Second, there’s a lot of wistful longing these days for a return to “normal.”  This type of talk is completely understandable, but it is also decidedly less than Christian.  For today’s passage reminds us that a return to “normal” is a return to the abnormality of a world that crucified and buried the Son of God when he walked among us.  While COVID has impacted all of our lives in countless ways, we must not forget the ones who have suffered and continue to suffer in silence in our midst at the hands of various other diseases, mental illness, financial instability, unspeakable tragedy, and a variety of other causes.  In our desire to return to normal, we run the risk of normalizing the various forms of oppression which undergird Western society.  We Christians should be the last to make these mistakes, for we are not a people of the past, but citizens of a future that has been cracked open by the power that rolled away the stone from the tomb of Christ.  Our hope is not for a return to 2019, but rather is a deep yearning for the coming of the Kingdom of God.  In the memorable words of Orthodox theologian David Bentley Hart, “Easter should make rebels of us all.”

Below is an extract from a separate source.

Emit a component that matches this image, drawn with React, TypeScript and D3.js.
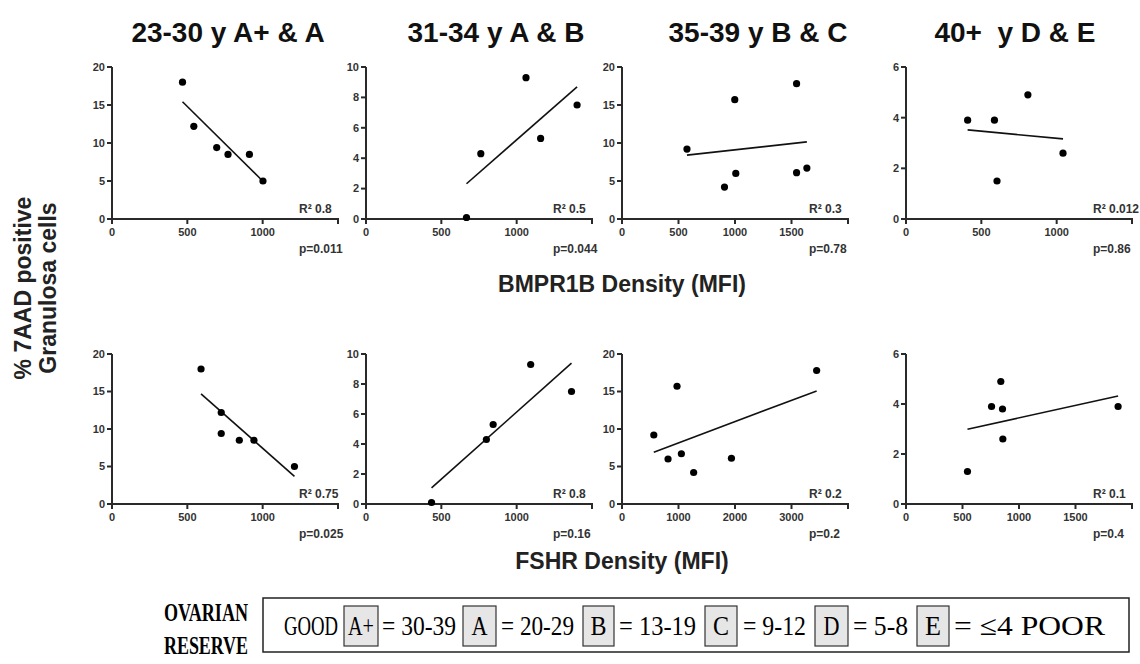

Finally, the apostle Paul declares how the same power that raised Jesus from the dead has been at work in his own life.  Prior to meeting the risen Lord on the Damascus Road, Paul himself was a pandemic unleashed upon the early Christian community, travelling from town to town placing the followers of the Way under lockdown and handing them over to death.  Now, through the grace of God, the man who once dealt death had become enlisted as an unlikely foot soldier in the cause of the Lord of Life.  Such reversals are par for the course in a Kingdom ruled by the slain, but risen, Lamb.  The current global pandemic may seem like an unlikely tableau for the display of the grace of God, but is it any more unlikely than the clay which was the life of a fanatical religious terrorist named Saul or the darkened canvass of a stone-cold Garden tomb?  Perhaps the crucial question then is not what does the Bible have to say about COVID?  But rather it is where is our gracious Lord at work even now piercing the darkness with the light of his risen life?  And having witnessed what he is up to in our virus-shattered world, will we heed his summons to join him and work with him, opening ourselves to the grace of God which works in and through us?  Consider carefully, for this is truly a matter of first importance.

 

 

3 thoughts on ““Of First Importance””

    1. Thanks Stan,
      I’ll have to look that up. I’m currently in the midst of reading Volume I of Barth in Conversation, which is quite wonderful.

  1. Rob,
    I enjoyed this very much. Many Christians emphasize ‘grace in us’ at the expense of ‘grace through us.’ May we realize both! Hope you and your precious family are doing well.